=== What you should do ===
Copy the data precisely, character for character, and leave out every picture.

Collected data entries
* START *

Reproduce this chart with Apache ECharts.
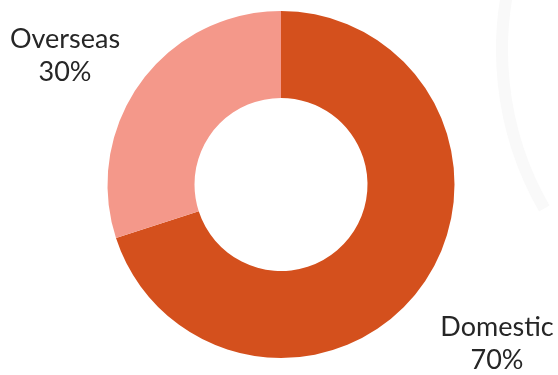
<!DOCTYPE html>
<html>
<head>
<meta charset="utf-8">
<script src="https://cdn.jsdelivr.net/npm/echarts@6/dist/echarts.min.js"></script>
<style>
  html, body { margin: 0; padding: 0; background: #ffffff; }
  #chart { width: 558px; height: 375px; }
</style>
</head>
<body>
<div id="chart"></div>
<script>
// Revenue split by market
const categories = ['Domestic', 'Overseas'];
const shares = [70, 30];
const sliceColors = ['#D4501D', '#F4988A'];

// Label anchor points (centre of each two-line label)
const labelAnchors = {
  Domestic: [497, 344],
  Overseas: [65, 56]
};

const chart = echarts.init(document.getElementById('chart'), null, { renderer: 'canvas' });

chart.setOption({
  backgroundColor: '#ffffff',
  animation: false,
  graphic: [{
    // faint decorative swoosh on the right edge
    type: 'arc',
    shape: { cx: 820, cy: 50, r: 318, startAngle: 2.62, endAngle: 3.45 },
    style: { stroke: '#f9f9f9', lineWidth: 12, fill: null },
    silent: true,
    z: -10
  }],
  series: [{
    type: 'pie',
    center: [281, 184.5],
    radius: [86.5, 173.5],
    startAngle: 90,
    clockwise: true,
    silent: true,
    data: categories.map((name, i) => ({
      name: name,
      value: shares[i],
      itemStyle: { color: sliceColors[i] }
    })),
    label: {
      show: true,
      position: 'outside',
      formatter: p => p.name + '\n' + p.value + '%',
      fontFamily: 'Lato, "Open Sans", sans-serif',
      fontSize: 27,
      lineHeight: 33,
      color: '#262626',
      align: 'center',
      width: 160,
      overflow: 'none'
    },
    labelLine: { show: false },
    labelLayout: function (params) {
      const name = categories[params.dataIndex];
      const a = labelAnchors[name];
      return { x: a[0], y: a[1], align: 'center', verticalAlign: 'middle' };
    }
  }]
});
</script>
</body>
</html>
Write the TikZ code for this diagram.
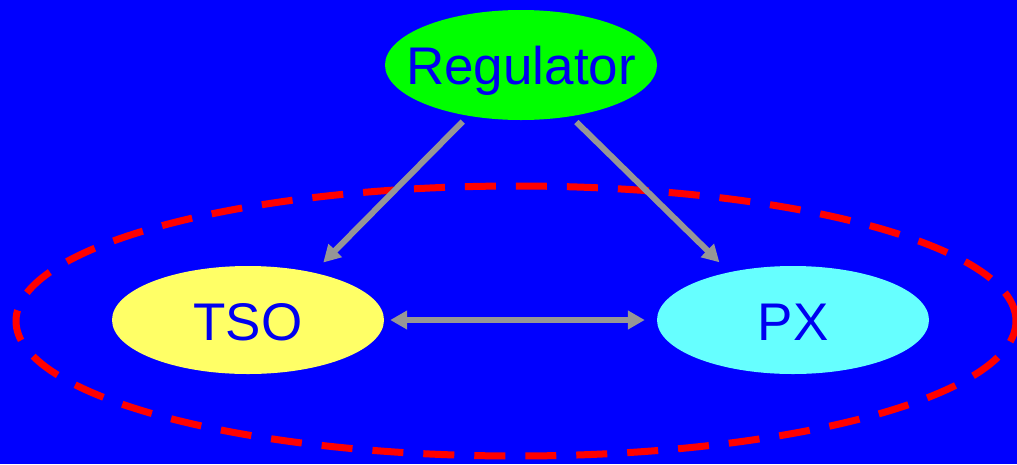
\documentclass[tikz,border=0pt]{standalone}
\usepackage{fontspec}
\setmainfont{Liberation Sans}
\usetikzlibrary{arrows.meta,shapes.geometric}
\definecolor{bgblue}{RGB}{0,0,255}
\definecolor{txtblue}{RGB}{0,0,240}
\definecolor{regfill}{RGB}{0,255,0}
\definecolor{tsofill}{RGB}{255,255,102}
\definecolor{pxfill}{RGB}{102,255,255}
\definecolor{linkgray}{RGB}{150,150,150}
% label of fixed-size ellipse: zero-size box, baseline set below the centre
\newcommand{\partylabel}[2][19pt]{\makebox[0pt]{\smash{\raisebox{-#1}{#2}}}}
\begin{document}
\begin{tikzpicture}[x=1pt,y=-1pt,
  party/.style={ellipse,draw=none,inner sep=0pt,minimum width=272pt,minimum height=110pt,
    font=\fontsize{53}{53}\selectfont,text=txtblue},
  link/.style={draw=linkgray,line width=6pt,-{Triangle[length=17pt,width=18pt]}},
  market/.style={draw=red,line width=7pt,dash pattern=on 31pt off 20pt}]
  % background
  \fill[bgblue] (0,0) rectangle (1017,464);
  \useasboundingbox (0,0) rectangle (1017,464);
  % market boundary
  \draw[market] (516,321) ellipse [x radius=500pt,y radius=135pt];
  % actors
  \node[party,fill=regfill] (reg) at (521,65) {\partylabel{Regulator}};
  \node[party,fill=tsofill,minimum height=108pt] (tso) at (248,320) {\partylabel[20.5pt]{TSO}};
  \node[party,fill=pxfill,minimum height=108pt] (px) at (793,320) {\partylabel[20.5pt]{PX}};
  % relations
  \draw[link,shorten <=8pt,shorten >=14pt] (reg.224.5) -- (tso.36.6);
  \draw[link,shorten <=8pt,shorten >=14pt] (reg.314.5) -- (px.143.7);
  \draw[link,{Triangle[length=17pt,width=18pt]}-{Triangle[length=17pt,width=18pt]},
        shorten <=6pt,shorten >=12pt] (tso.east) -- (px.west);
\end{tikzpicture}
\end{document}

* END *

=== Reply ===
Reproduce this chart with Apache ECharts.
<!DOCTYPE html>
<html>
<head>
<meta charset="utf-8">
<script src="https://cdn.jsdelivr.net/npm/echarts@6/dist/echarts.min.js"></script>
<style>
  html, body { margin: 0; padding: 0; background: #ffffff; }
  #chart { width: 558px; height: 375px; }
</style>
</head>
<body>
<div id="chart"></div>
<script>
// Revenue split by market
const categories = ['Domestic', 'Overseas'];
const shares = [70, 30];
const sliceColors = ['#D4501D', '#F4988A'];

// Label anchor points (centre of each two-line label)
const labelAnchors = {
  Domestic: [497, 344],
  Overseas: [65, 56]
};

const chart = echarts.init(document.getElementById('chart'), null, { renderer: 'canvas' });

chart.setOption({
  backgroundColor: '#ffffff',
  animation: false,
  graphic: [{
    // faint decorative swoosh on the right edge
    type: 'arc',
    shape: { cx: 820, cy: 50, r: 318, startAngle: 2.62, endAngle: 3.45 },
    style: { stroke: '#f9f9f9', lineWidth: 12, fill: null },
    silent: true,
    z: -10
  }],
  series: [{
    type: 'pie',
    center: [281, 184.5],
    radius: [86.5, 173.5],
    startAngle: 90,
    clockwise: true,
    silent: true,
    data: categories.map((name, i) => ({
      name: name,
      value: shares[i],
      itemStyle: { color: sliceColors[i] }
    })),
    label: {
      show: true,
      position: 'outside',
      formatter: p => p.name + '\n' + p.value + '%',
      fontFamily: 'Lato, "Open Sans", sans-serif',
      fontSize: 27,
      lineHeight: 33,
      color: '#262626',
      align: 'center',
      width: 160,
      overflow: 'none'
    },
    labelLine: { show: false },
    labelLayout: function (params) {
      const name = categories[params.dataIndex];
      const a = labelAnchors[name];
      return { x: a[0], y: a[1], align: 'center', verticalAlign: 'middle' };
    }
  }]
});
</script>
</body>
</html>
Write the TikZ code for this diagram.
\documentclass[tikz,border=0pt]{standalone}
\usepackage{fontspec}
\setmainfont{Liberation Sans}
\usetikzlibrary{arrows.meta,shapes.geometric}
\definecolor{bgblue}{RGB}{0,0,255}
\definecolor{txtblue}{RGB}{0,0,240}
\definecolor{regfill}{RGB}{0,255,0}
\definecolor{tsofill}{RGB}{255,255,102}
\definecolor{pxfill}{RGB}{102,255,255}
\definecolor{linkgray}{RGB}{150,150,150}
% label of fixed-size ellipse: zero-size box, baseline set below the centre
\newcommand{\partylabel}[2][19pt]{\makebox[0pt]{\smash{\raisebox{-#1}{#2}}}}
\begin{document}
\begin{tikzpicture}[x=1pt,y=-1pt,
  party/.style={ellipse,draw=none,inner sep=0pt,minimum width=272pt,minimum height=110pt,
    font=\fontsize{53}{53}\selectfont,text=txtblue},
  link/.style={draw=linkgray,line width=6pt,-{Triangle[length=17pt,width=18pt]}},
  market/.style={draw=red,line width=7pt,dash pattern=on 31pt off 20pt}]
  % background
  \fill[bgblue] (0,0) rectangle (1017,464);
  \useasboundingbox (0,0) rectangle (1017,464);
  % market boundary
  \draw[market] (516,321) ellipse [x radius=500pt,y radius=135pt];
  % actors
  \node[party,fill=regfill] (reg) at (521,65) {\partylabel{Regulator}};
  \node[party,fill=tsofill,minimum height=108pt] (tso) at (248,320) {\partylabel[20.5pt]{TSO}};
  \node[party,fill=pxfill,minimum height=108pt] (px) at (793,320) {\partylabel[20.5pt]{PX}};
  % relations
  \draw[link,shorten <=8pt,shorten >=14pt] (reg.224.5) -- (tso.36.6);
  \draw[link,shorten <=8pt,shorten >=14pt] (reg.314.5) -- (px.143.7);
  \draw[link,{Triangle[length=17pt,width=18pt]}-{Triangle[length=17pt,width=18pt]},
        shorten <=6pt,shorten >=12pt] (tso.east) -- (px.west);
\end{tikzpicture}
\end{document}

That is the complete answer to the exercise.